Bad Habit by Alana S. Portero, translated by Mara Faye Lethem (April 23)
In Bad Habit, a trans woman comes of age in Madrid in the 1980s and 1990s amid the city’s heroin crisis, political rallies, and its nightlife. This first novel from Spanish writer, activist, and medieval historian tracks the protagonist’s journey of self, alongside a resplendent cast of characters such as Jay, her first love, and the Caramel, who, Portero writes, could be “feisty when she wanted to, a vengeful saint capable of conjuring ghosts who brought humiliation and the evil eye to the very tip of her tongue. That wasn’t incompatible with having the biggest heart in the world. With that surly gaze of hers, somewhat similar at times to María the Wig’s, she could detect tormented souls, sadness, melancholy like a divining rod for loneliness.” Vibrant in its joys, rawness, and violence of trans lives, Portero has a fan in Pedro Almodóvar, who says you should read it ASAP.
Butter: Novel of Food and Murder by Asako Yuzuki, translated by Polly Barton (April 24)
During the 2011 butter shortage in Japan, a journalist Rika Machida is assigned to cover Manako Kajii, a serial killer, who lured in her victims with the promise of high-end cooking classes. At the Detention House where Kajii is being held, Rika tries to get her to talk but has no luck until she asks the woman for a recipe for beef stew recipe sets off a conversation between the two women. Food, patriarchy, and the body feature, as does some engaging prose about food, and in particular, butter. On the taste of a mochi, Yuzuki writes: “The hot butter fused the sugar and soy sauce together, clinging to the sweet, soft, shapeless mass in her mouth, swimming around its outside as though to ascertain its contours. The grease of the butter melded with the grit of the sugar and the pungent soy sauce. By the time she’d finished chewing, the roots of her teeth were trembling pleasurably.”

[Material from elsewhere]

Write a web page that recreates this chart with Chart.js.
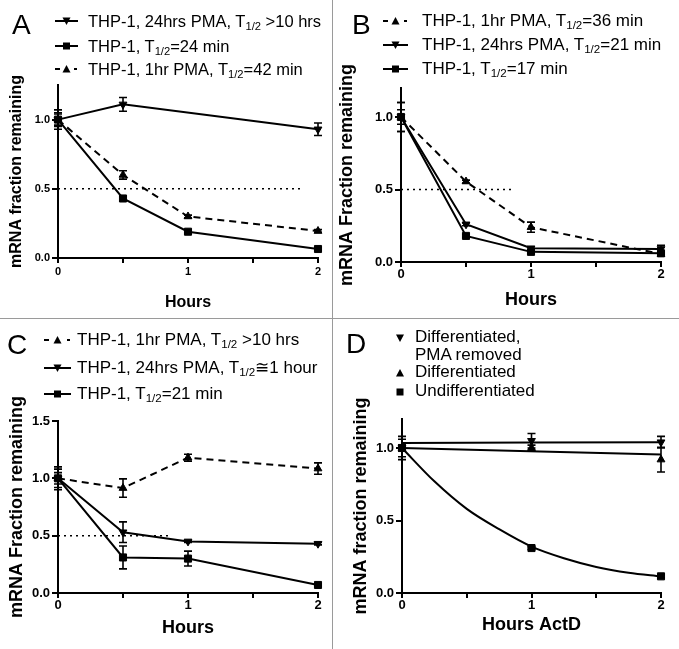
<!DOCTYPE html>
<html>
<head>
<meta charset="utf-8">
<script src="https://cdn.jsdelivr.net/npm/chart.js@4"></script>
<style>
body{margin:0;background:#fff;font-family:"Liberation Sans",Arial,sans-serif;color:#000;}
#fig{position:relative;width:679px;height:649px;overflow:hidden;}
.vline{position:absolute;left:332px;top:0;width:1px;height:649px;background:#9a9a9a;}
.hline{position:absolute;left:0;top:318px;width:679px;height:1px;background:#9a9a9a;}
.panel{position:absolute;}
.panel canvas{position:absolute;left:0;top:0;}
.letter{position:absolute;font-size:28px;line-height:28px;}
.txt{position:absolute;font-size:17px;line-height:20px;white-space:nowrap;}
.icon{position:absolute;}
sub{font-size:0.68em;line-height:0;vertical-align:-0.3em;}
</style>
</head>
<body>
<div id="fig">
  <div class="panel" id="pA" style="left:0;top:0;width:332px;height:318px"><canvas id="cA" width="332" height="318"></canvas></div>
  <div class="panel" id="pB" style="left:333px;top:0;width:346px;height:318px"><canvas id="cB" width="346" height="318"></canvas></div>
  <div class="panel" id="pC" style="left:0;top:319px;width:332px;height:330px"><canvas id="cC" width="332" height="330"></canvas></div>
  <div class="panel" id="pD" style="left:333px;top:319px;width:346px;height:330px"><canvas id="cD" width="346" height="330"></canvas></div>
  <div class="vline"></div>
  <div class="hline"></div>
</div>
<script>
// time points
const hoursABC = [0, 0.5, 1, 2];
const hoursD = [0, 1, 2];

// panel A
const labelsA = ['THP-1, 24hrs PMA, T<sub>1/2</sub> &gt;10 hrs', 'THP-1, T<sub>1/2</sub>=24 min', 'THP-1, 1hr PMA, T<sub>1/2</sub>=42 min'];
const a24hrs = [1.0, 1.11, null, 0.93];
const a24hrsErr = [0.07, 0.05, null, 0.045];
const aTHP = [1.0, 0.43, 0.19, 0.065];
const aTHPErr = [0.04, 0.015, 0.01, 0.01];
const a1hr = [1.0, 0.60, 0.30, 0.195];
const a1hrErr = [0.05, 0.03, 0.01, 0.01];
const halfA = [0, 1.87];

// panel B
const labelsB = ['THP-1, 1hr PMA, T<sub>1/2</sub>=36 min', 'THP-1, 24hrs PMA, T<sub>1/2</sub>=21 min', 'THP-1, T<sub>1/2</sub>=17 min'];
const b1hr = [1.0, 0.555, 0.24, 0.055];
const b1hrErr = [0.1, 0.01, 0.035, 0.01];
const b24hrs = [1.0, 0.26, 0.095, 0.09];
const b24hrsErr = [0.1, 0.01, 0.01, 0.025];
const bTHP = [1.0, 0.18, 0.07, 0.06];
const bTHPErr = [0.05, 0.01, 0.01, 0.01];
const halfB = [0, 0.86];

// panel C
const labelsC = ['THP-1, 1hr PMA, T<sub>1/2</sub> &gt;10 hrs', 'THP-1, 24hrs PMA, T<sub>1/2</sub>≅1 hour', 'THP-1, T<sub>1/2</sub>=21 min'];
const c1hr = [1.0, 0.915, 1.18, 1.085];
const c1hrErr = [0.08, 0.08, 0.03, 0.05];
const c24hrs = [1.0, 0.53, 0.45, 0.43];
const c24hrsErr = [0.1, 0.09, 0.01, 0.01];
const cTHP = [1.0, 0.31, 0.30, 0.07];
const cTHPErr = [0.05, 0.1, 0.065, 0.01];
const halfC = [0, 0.86];

// panel D
const labelsD = ['Differentiated,<br>PMA removed', 'Differentiated', 'Undifferentiated'];
const dRemoved = [1.0, 1.05, 1.04];
const dRemovedErr = [0.08, 0.05, 0.04];
const dDiff = [1.0, 1.0, 0.92];
const dDiffErr = [0.06, 0.02, 0.085];
const dUndiff = [1.0, 0.31, 0.115];
const dUndiffErr = [0.02, 0.01, 0.01];
const fitHoursD = [0, 0.25, 0.5, 0.75, 1, 1.25, 1.5, 1.75, 2];
const fitUndiff = [1.0, 0.77, 0.58, 0.44, 0.32, 0.24, 0.18, 0.14, 0.115];
const fitLineHours = [0, 2];
const fitRemoved = [1.035, 1.04];
const fitDiff = [1.0, 0.955];

const errorBars = {
  id: 'errorBars',
  afterDatasetsDraw(chart) {
    const {ctx} = chart;
    const xs = chart.scales.x, ys = chart.scales.y;
    ctx.save();
    ctx.strokeStyle = '#000';
    ctx.lineWidth = 1.6;
    chart.data.datasets.forEach(ds => {
      if (!ds.errors) return;
      ds.data.forEach((p, i) => {
        const e = ds.errors[i];
        if (p.y == null || !e) return;
        const px = xs.getPixelForValue(p.x);
        const t = ys.getPixelForValue(p.y + e), b = ys.getPixelForValue(p.y - e);
        ctx.beginPath();
        ctx.moveTo(px, t); ctx.lineTo(px, b);
        ctx.moveTo(px - 4, t); ctx.lineTo(px + 4, t);
        ctx.moveTo(px - 4, b); ctx.lineTo(px + 4, b);
        ctx.stroke();
      });
    });
    ctx.restore();
  }
};

function pts(xs, ys) { return xs.map((x, i) => ({x: x, y: ys[i]})); }

function series(xs, ys, errs, marker, dashed, showLine) {
  return {
    data: pts(xs, ys),
    errors: errs,
    borderColor: '#000',
    backgroundColor: '#000',
    borderWidth: 2,
    borderDash: dashed ? [7, 5] : [],
    showLine: showLine !== false,
    spanGaps: true,
    tension: 0,
    clip: false,
    pointStyle: marker === 'square' ? 'rect' : 'triangle',
    pointRotation: marker === 'down' ? 180 : 0,
    pointRadius: marker === 'square' ? 5 : 4.5,
    pointBorderWidth: 1
  };
}

function plainLine(xs, ys, dash, width) {
  return {
    data: pts(xs, ys),
    borderColor: '#000',
    borderWidth: width,
    borderDash: dash,
    pointRadius: 0,
    tension: 0,
    cubicInterpolationMode: 'monotone',
    clip: false
  };
}

function makeChart(id, p, datasets) {
  return new Chart(document.getElementById(id), {
    type: 'line',
    data: {datasets: datasets},
    options: {
      responsive: false,
      animation: false,
      events: [],
      layout: {padding: {left: 0, top: p.top, right: p.right, bottom: 0}},
      plugins: {legend: {display: false}, tooltip: {enabled: false}},
      scales: {
        x: {
          type: 'linear', min: 0, max: 2,
          afterFit(s) { s.height = p.bottom; },
          border: {color: '#000', width: 2},
          grid: {drawOnChartArea: false, color: '#000', tickLength: 5, lineWidth: 2},
          ticks: {
            stepSize: p.xStep, autoSkip: false, maxRotation: 0, color: '#000', padding: p.xTickPad,
            font: {family: 'Liberation Sans', weight: 'bold', size: p.tickSize},
            callback: v => Number.isInteger(v) ? String(v) : ''
          },
          title: {display: true, text: p.xTitle, color: '#000', padding: {top: 0, bottom: p.xTitlePad},
            font: {family: 'Liberation Sans', weight: 'bold', size: p.titleSize}}
        },
        y: {
          type: 'linear', min: 0, max: p.yMax,
          afterFit(s) { s.width = p.left; },
          border: {color: '#000', width: 2},
          grid: {drawOnChartArea: false, color: '#000', tickLength: 6, lineWidth: 2},
          ticks: {
            stepSize: 0.5, includeBounds: false, color: '#000', padding: 2,
            font: {family: 'Liberation Sans', weight: 'bold', size: p.tickSize},
            callback: v => Number(v).toFixed(1)
          },
          title: {display: true, text: p.yTitle, color: '#000', padding: {top: p.yTitlePad, bottom: 0},
            font: {family: 'Liberation Sans', weight: 'bold', size: p.titleSize}}
        }
      }
    },
    plugins: [errorBars]
  });
}

function iconSvg(kind, w) {
  const h = 14, cy = 7, cx = w / 2;
  let s = '<svg width="' + w + '" height="' + h + '" xmlns="http://www.w3.org/2000/svg">';
  if (kind.line === 'solid') s += '<line x1="0" x2="' + w + '" y1="' + cy + '" y2="' + cy + '" stroke="#000" stroke-width="2"/>';
  if (kind.line === 'dash') {
    s += '<line x1="0" x2="5" y1="' + cy + '" y2="' + cy + '" stroke="#000" stroke-width="2"/>';
    s += '<line x1="' + (w - 4) + '" x2="' + (w - 1) + '" y1="' + cy + '" y2="' + cy + '" stroke="#000" stroke-width="2"/>';
  }
  if (kind.m === 'up') s += '<polygon points="' + (cx - 4) + ',' + (cy + 3.5) + ' ' + (cx + 4) + ',' + (cy + 3.5) + ' ' + cx + ',' + (cy - 4) + '" fill="#000"/>';
  if (kind.m === 'down') s += '<polygon points="' + (cx - 4) + ',' + (cy - 3.5) + ' ' + (cx + 4) + ',' + (cy - 3.5) + ' ' + cx + ',' + (cy + 4) + '" fill="#000"/>';
  if (kind.m === 'square') s += '<rect x="' + (cx - 3.5) + '" y="' + (cy - 3.5) + '" width="7" height="7" fill="#000"/>';
  return s + '</svg>';
}

function legend(hostId, lg, labels) {
  const host = document.getElementById(hostId);
  const L = document.createElement('div');
  L.className = 'letter';
  L.textContent = lg.letter;
  L.style.left = lg.letterX + 'px';
  L.style.top = (lg.letterBase - 24) + 'px';
  host.appendChild(L);
  labels.forEach((lab, i) => {
    const ic = document.createElement('div');
    ic.className = 'icon';
    ic.innerHTML = iconSvg(lg.kinds[i], lg.iconW);
    ic.style.left = lg.iconX + 'px';
    ic.style.top = (lg.rows[i] - 7) + 'px';
    host.appendChild(ic);
    const t = document.createElement('div');
    t.className = 'txt';
    t.innerHTML = lab;
    t.style.left = lg.textX + 'px';
    t.style.top = (lg.rows[i] - 10) + 'px';
    if (lg.lineH) t.style.lineHeight = lg.lineH + 'px';
    if (lg.size) t.style.fontSize = lg.size + 'px';
    host.appendChild(t);
  });
}

const yTitleLower = 'mRNA fraction remaining';
const yTitleUpper = 'mRNA Fraction remaining';

makeChart('cA', {top: 85, right: 14, bottom: 60, left: 58, yMax: 1.25, xStep: 0.5, tickSize: 11, xTickPad: 2,
  titleSize: 16, xTitle: 'Hours', yTitle: yTitleLower, yTitlePad: 7, xTitlePad: 6}, [
  plainLine(halfA, [0.5, 0.5], [2, 4], 1.5),
  series(hoursABC, a24hrs, a24hrsErr, 'down', false),
  series(hoursABC, aTHP, aTHPErr, 'square', false),
  series(hoursABC, a1hr, a1hrErr, 'up', true)
]);

makeChart('cB', {top: 88, right: 18, bottom: 56, left: 68, yMax: 1.2, xStep: 0.5, tickSize: 13, xTickPad: 0,
  titleSize: 18, xTitle: 'Hours', yTitle: yTitleUpper, yTitlePad: 3, xTitlePad: 7}, [
  plainLine(halfB, [0.5, 0.5], [2, 4], 1.5),
  series(hoursABC, b1hr, b1hrErr, 'up', true),
  series(hoursABC, b24hrs, b24hrsErr, 'down', false),
  series(hoursABC, bTHP, bTHPErr, 'square', false)
]);

makeChart('cC', {top: 102, right: 14, bottom: 56, left: 58, yMax: 1.5, xStep: 0.5, tickSize: 13, xTickPad: 0,
  titleSize: 18, xTitle: 'Hours', yTitle: yTitleUpper, yTitlePad: 6, xTitlePad: 10}, [
  plainLine(halfC, [0.5, 0.5], [2, 4], 1.5),
  series(hoursABC, c1hr, c1hrErr, 'up', true),
  series(hoursABC, c24hrs, c24hrsErr, 'down', false),
  series(hoursABC, cTHP, cTHPErr, 'square', false)
]);

makeChart('cD', {top: 100, right: 18, bottom: 56, left: 69, yMax: 1.2, xStep: 0.5, tickSize: 13, xTickPad: 0,
  titleSize: 18, xTitle: 'Hours ActD', yTitle: yTitleLower, yTitlePad: 17, xTitlePad: 13}, [
  plainLine(fitLineHours, fitRemoved, [], 2),
  plainLine(fitLineHours, fitDiff, [], 2),
  plainLine(fitHoursD, fitUndiff, [], 2),
  series(hoursD, dRemoved, dRemovedErr, 'down', false, false),
  series(hoursD, dDiff, dDiffErr, 'up', false, false),
  series(hoursD, dUndiff, dUndiffErr, 'square', false, false)
]);

legend('pA', {letter: 'A', letterX: 12, letterBase: 35, iconX: 55, iconW: 23, textX: 88, size: 16.5, rows: [21, 46, 69],
  kinds: [{line: 'solid', m: 'down'}, {line: 'solid', m: 'square'}, {line: 'dash', m: 'up'}]}, labelsA);
legend('pB', {letter: 'B', letterX: 19, letterBase: 35, iconX: 50, iconW: 25, textX: 89, rows: [21, 45, 69],
  kinds: [{line: 'dash', m: 'up'}, {line: 'solid', m: 'down'}, {line: 'solid', m: 'square'}]}, labelsB);
legend('pC', {letter: 'C', letterX: 7, letterBase: 36, iconX: 44, iconW: 27, textX: 77, rows: [21, 49, 75],
  kinds: [{line: 'dash', m: 'up'}, {line: 'solid', m: 'down'}, {line: 'solid', m: 'square'}]}, labelsC);
legend('pD', {letter: 'D', letterX: 13, letterBase: 35, iconX: 62, iconW: 10, textX: 82, lineH: 18, rows: [19, 54, 73],
  kinds: [{m: 'down'}, {m: 'up'}, {m: 'square'}]}, labelsD);
</script>
</body>
</html>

Divided Island by Daniela Tarazona, translated by Lizzie Davis and Kevin Gerry Dunn (April 23)
In this elegant novel by Mexico City-born writer Daniela Tarazona, a woman receives a diagnosis of cerebral dysrhythmia, a neurological disorder, which results in her splitting into two different women. One decides to travel to an island to commit suicide, while the other stays behind. Narrated in the second person, the novel’s fragments poetically move towards a shifting portrait of the disorder and how it impacts perception of time and the world. Translated by Lizzie Davis and Kevin Gerry Dunn, the novel, which won the prestigious Sor Juana Inés de la Cruz prize for novels by women in Spanish, is a potentially speed read that you will be turning over in your mind repeatedly and long after the last page.